I have no suggestions for altering the calculus leading to consistent investor complacency. The only solution is for regulators, most especially accounting standard setters, to embrace the reality that investors will not tend to exercise their right to be heard, rather than exploit that tendency. For example, accounting standards should acknowledge that investor preferences dictate that disclosure – even under the best possible circumstances – cannot be an adequate substitute for financial statement recognition. They should also acknowledge that due process is not working just because thousands of comments against a proposed standard have been received from issuers, whose comments vastly outnumber investors' comments."

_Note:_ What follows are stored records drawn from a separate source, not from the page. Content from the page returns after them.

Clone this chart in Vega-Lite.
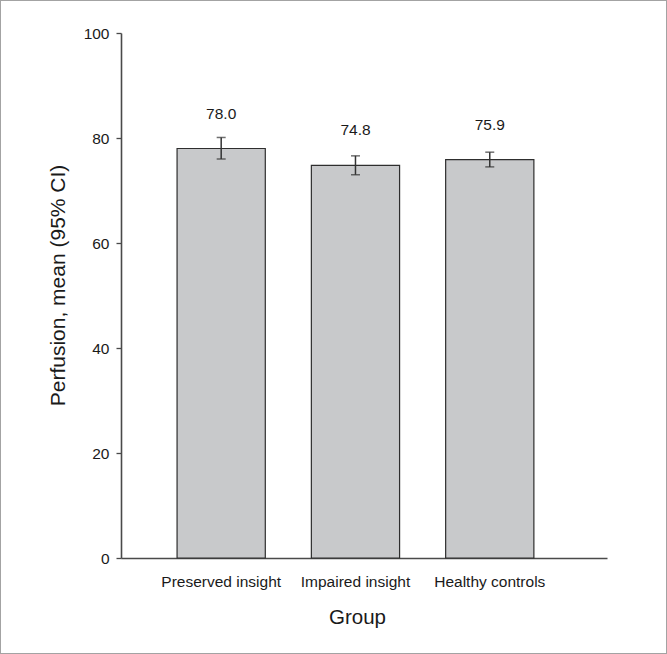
{
  "$schema": "https://vega.github.io/schema/vega-lite/v6.json",
  "width": 667,
  "height": 654,
  "autosize": "none",
  "padding": 0,
  "background": "white",
  "config": {
    "view": {"stroke": "#a3a3a3", "strokeWidth": 2},
    "font": "Liberation Sans"
  },
  "data": {
    "values": [
      {"group": "Preserved insight", "mean": 78.0, "lo": 76.0, "hi": 80.1, "label": "78.0"},
      {"group": "Impaired insight", "mean": 74.8, "lo": 73.0, "hi": 76.6, "label": "74.8"},
      {"group": "Healthy controls", "mean": 75.9, "lo": 74.5, "hi": 77.3, "label": "75.9"}
    ]
  },
  "encoding": {
    "x": {
      "field": "group",
      "type": "nominal",
      "sort": null,
      "scale": {"range": [121, 607], "paddingInner": 0.343, "paddingOuter": 0.481, "align": 0.434},
      "axis": {
        "offset": -96,
        "title": "Group",
        "titleFontSize": 20.5,
        "titleFontWeight": "normal",
        "titleColor": "#1a1a1a",
        "titlePadding": 18,
        "titleX": 357,
        "labelFontSize": 15.5,
        "labelColor": "#1a1a1a",
        "labelAngle": 0,
        "labelPadding": 16,
        "ticks": false,
        "domainColor": "#4a4a4a",
        "domainWidth": 1.6,
        "grid": false
      }
    }
  },
  "layer": [
    {
      "mark": {"type": "bar", "fill": "#c8c9cb", "stroke": "#2e2e2e", "strokeWidth": 1.2},
      "encoding": {
        "y": {
          "field": "mean",
          "type": "quantitative",
          "scale": {"domain": [0, 100], "range": [558, 33], "nice": false, "zero": true},
          "axis": {
            "offset": -121,
            "title": "Perfusion, mean (95% CI)",
            "titleFontSize": 21,
            "titleFontWeight": "normal",
            "titleColor": "#1a1a1a",
            "titlePadding": 15,
            "titleY": 285,
            "values": [0, 20, 40, 60, 80, 100],
            "labelFontSize": 15.5,
            "labelColor": "#1a1a1a",
            "labelPadding": 7,
            "tickSize": 5,
            "tickColor": "#4a4a4a",
            "tickWidth": 1.3,
            "domainColor": "#4a4a4a",
            "domainWidth": 1.6,
            "grid": false
          }
        }
      }
    },
    {
      "mark": {"type": "rule", "color": "#333333", "strokeWidth": 1.5},
      "encoding": {
        "y": {"field": "lo", "type": "quantitative", "axis": {"title": "Perfusion, mean (95% CI)"}},
        "y2": {"field": "hi"}
      }
    },
    {
      "mark": {"type": "tick", "color": "#333333", "size": 9, "thickness": 1.5},
      "encoding": {
        "y": {"field": "lo", "type": "quantitative", "axis": {"title": "Perfusion, mean (95% CI)"}}
      }
    },
    {
      "mark": {"type": "tick", "color": "#333333", "size": 9, "thickness": 1.5},
      "encoding": {
        "y": {"field": "hi", "type": "quantitative", "axis": {"title": "Perfusion, mean (95% CI)"}}
      }
    },
    {
      "mark": {"type": "text", "fontSize": 15.5, "color": "#1a1a1a", "baseline": "middle", "dy": -35},
      "encoding": {
        "y": {"field": "mean", "type": "quantitative", "axis": {"title": "Perfusion, mean (95% CI)"}},
        "text": {"field": "label"}
      }
    }
  ]
}
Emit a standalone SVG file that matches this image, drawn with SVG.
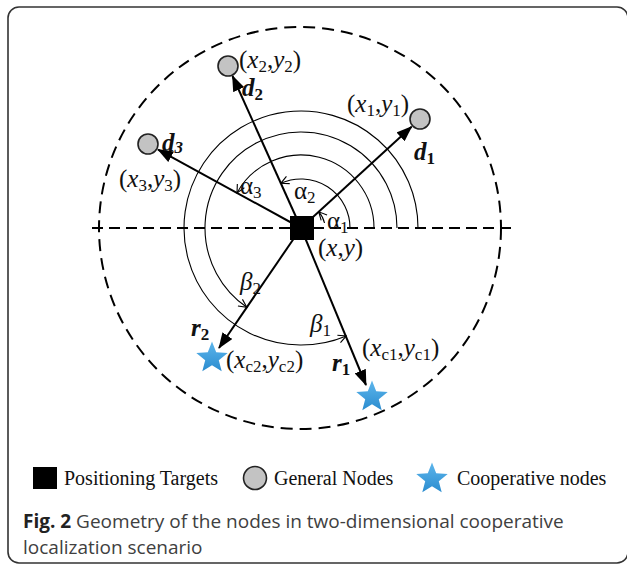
<svg xmlns="http://www.w3.org/2000/svg" width="627" height="565" viewBox="0 0 627 565">
<style>
.lbl{font-family:"Liberation Serif","Times New Roman",serif;font-size:25px;fill:#111}
.it{font-style:italic}
.bi{font-style:italic;font-weight:bold}
.sb{font-size:17px}
.leg{font-family:"Liberation Serif","Times New Roman",serif;font-size:20px;fill:#111}
.cap{font-family:"Open Sans","Noto Sans",sans-serif;font-size:19px;fill:#404040}
.vec{stroke:#000;stroke-width:2;fill:none;marker-end:url(#ah)}
.arc{stroke:#000;stroke-width:1.1;fill:none;marker-end:url(#oh)}
.gn{fill:#c3c3c3;stroke:#222;stroke-width:1.6}
</style>
<defs>
<marker id="ah" markerUnits="userSpaceOnUse" markerWidth="16" markerHeight="12" viewBox="0 0 16 12" refX="15" refY="6" orient="auto">
<path d="M0,0 L16,6 L0,12 Z" fill="#000"/>
</marker>
<marker id="oh" markerUnits="userSpaceOnUse" markerWidth="10" markerHeight="10" viewBox="0 0 10 10" refX="9" refY="5" orient="auto">
<path d="M1,1 L9,5 L1,9" fill="none" stroke="#000" stroke-width="1.1"/>
</marker>
<linearGradient id="sg" x1="0" y1="0" x2="0" y2="1">
<stop offset="0" stop-color="#5db6ec"/>
<stop offset="1" stop-color="#2b8ccf"/>
</linearGradient>
<path id="star" d="M0,-16.5 L4.2,-5.8 L15.7,-5.1 L6.8,2.2 L9.7,13.3 L0,7.2 L-9.7,13.3 L-6.8,2.2 L-15.7,-5.1 L-4.2,-5.8 Z" fill="url(#sg)"/>
</defs>

<rect x="8" y="7" width="620" height="556" rx="11" fill="#fff" stroke="#333" stroke-width="1.6"/>

<g id="frame-lines">
<circle cx="300" cy="228" r="201" fill="none" stroke="#000" stroke-width="2" stroke-dasharray="12 7"/>
<line x1="92" y1="228" x2="514" y2="228" stroke="#000" stroke-width="2" stroke-dasharray="11 6"/>
</g>

<g id="connectors">
<path class="arc" d="M324.5,223 A24,24 0 0 0 318.7,211.8"/>
<path class="arc" d="M350,228 A49,49 0 0 0 280.8,183.3"/>
<path class="arc" d="M374,228 A73,73 0 0 0 237,192.9"/>
<path class="arc" d="M397,228 A96,96 0 1 0 246.8,307.2"/>
<path class="arc" d="M418,228 A117,117 0 1 0 346.3,335.9"/>
<line class="vec" x1="301" y1="228" x2="232.5" y2="76"/>
<line class="vec" x1="301" y1="228" x2="411.6" y2="126.7"/>
<line class="vec" x1="301" y1="228" x2="158" y2="149.6"/>
<line class="vec" x1="301" y1="228" x2="219" y2="348"/>
<line class="vec" x1="301" y1="228" x2="366" y2="385"/>
</g>

<g id="target">
<rect x="290" y="216" width="24" height="24" fill="#000"/>
<text class="lbl" x="318" y="256">(<tspan class="it">x</tspan>,<tspan class="it">y</tspan>)</text>
</g>

<g id="node1">
<circle class="gn" cx="420" cy="119" r="10"/>
<text class="lbl" x="347" y="112">(<tspan class="it">x</tspan><tspan class="sb" dy="4">1</tspan><tspan dy="-4">,</tspan><tspan class="it">y</tspan><tspan class="sb" dy="4">1</tspan><tspan dy="-4">)</tspan></text>
<text class="lbl" x="414" y="160"><tspan class="bi">d</tspan><tspan class="sb" font-weight="bold" dy="4">1</tspan></text>
</g>

<g id="node2">
<circle class="gn" cx="228" cy="66" r="10"/>
<text class="lbl" x="239" y="68">(<tspan class="it">x</tspan><tspan class="sb" dy="4">2</tspan><tspan dy="-4">,</tspan><tspan class="it">y</tspan><tspan class="sb" dy="4">2</tspan><tspan dy="-4">)</tspan></text>
<text class="lbl" x="242" y="96"><tspan class="bi">d</tspan><tspan class="sb" font-weight="bold" dy="4">2</tspan></text>
</g>

<g id="node3">
<circle class="gn" cx="148" cy="144" r="10"/>
<text class="lbl" x="162" y="151"><tspan class="bi">d</tspan><tspan class="sb" font-weight="bold" font-style="italic" dy="2">3</tspan></text>
<text class="lbl" x="119" y="187">(<tspan class="it">x</tspan><tspan class="sb" dy="4">3</tspan><tspan dy="-4">,</tspan><tspan class="it">y</tspan><tspan class="sb" dy="4">3</tspan><tspan dy="-4">)</tspan></text>
</g>

<g id="coop2">
<use href="#star" x="212" y="358"/>
<text class="lbl" x="226" y="368">(<tspan class="it">x</tspan><tspan class="sb" dy="4">c2</tspan><tspan dy="-4">,</tspan><tspan class="it">y</tspan><tspan class="sb" dy="4">c2</tspan><tspan dy="-4">)</tspan></text>
<text class="lbl" x="191" y="336"><tspan class="bi">r</tspan><tspan class="sb" font-weight="bold" dy="4">2</tspan></text>
</g>

<g id="coop1">
<use href="#star" x="372" y="397"/>
<text class="lbl" x="362" y="356">(<tspan class="it">x</tspan><tspan class="sb" dy="4">c1</tspan><tspan dy="-4">,</tspan><tspan class="it">y</tspan><tspan class="sb" dy="4">c1</tspan><tspan dy="-4">)</tspan></text>
<text class="lbl" x="332" y="371"><tspan class="bi">r</tspan><tspan class="sb" font-weight="bold" dy="4">1</tspan></text>
</g>

<g id="angles">
<text class="lbl" x="327" y="229">α<tspan class="sb" dy="4">1</tspan></text>
<text class="lbl" x="294" y="199">α<tspan class="sb" dy="4">2</tspan></text>
<text class="lbl" x="240" y="194">α<tspan class="sb" dy="4">3</tspan></text>
<text class="lbl" x="240" y="290"><tspan class="it">β</tspan><tspan class="sb" dy="4">2</tspan></text>
<text class="lbl" x="310" y="332"><tspan class="it">β</tspan><tspan class="sb" dy="4">1</tspan></text>
</g>

<g id="legend">
<rect x="33" y="467" width="24" height="22" fill="#000"/>
<text class="leg" x="64" y="485">Positioning Targets</text>
<circle class="gn" cx="255" cy="478" r="11.5"/>
<text class="leg" x="274" y="485">General Nodes</text>
<use href="#star" x="432" y="479"/>
<text class="leg" x="457" y="485">Cooperative nodes</text>
</g>

<g id="caption">
<text class="cap" x="23" y="528"><tspan font-weight="bold" fill="#222">Fig. 2</tspan> Geometry of the nodes in two-dimensional cooperative</text>
<text class="cap" x="23" y="554">localization scenario</text>
</g>
</svg>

I would respectfully note (I'm not sure I 'disagree,' per se) that:
- as noted in one of my own blog posts yesterday, due process can be difficult to examine, and one question to consider is whether a flood of identical comment letters (aka to some people 'form letters') should necessarily be discounted. I personally don't think so. If a point is generally agreed upon by tens, hundreds, or thousands of companies (or investors) I do not believe their choice of using an efficient means of communicating their views, even if the template was developed by a member of a business advocacy group -- or -- an investor advocacy group -- should color the substance of the view expressed, nor should the sheer quantity of responses be discounted just because they arrive as 'form letters.' Importantly, it is the quality of comment letters ('form letter' or not) that should be paramount, in addition to the quantity of comment letters - quantity, for whatever it's worth, is how democracy is determined.
But bottom line, I wholeheartedly agree with you about the importance of due process. NOTE: These views are solely my own and not necessarily those of my employer or anyone associated therewith.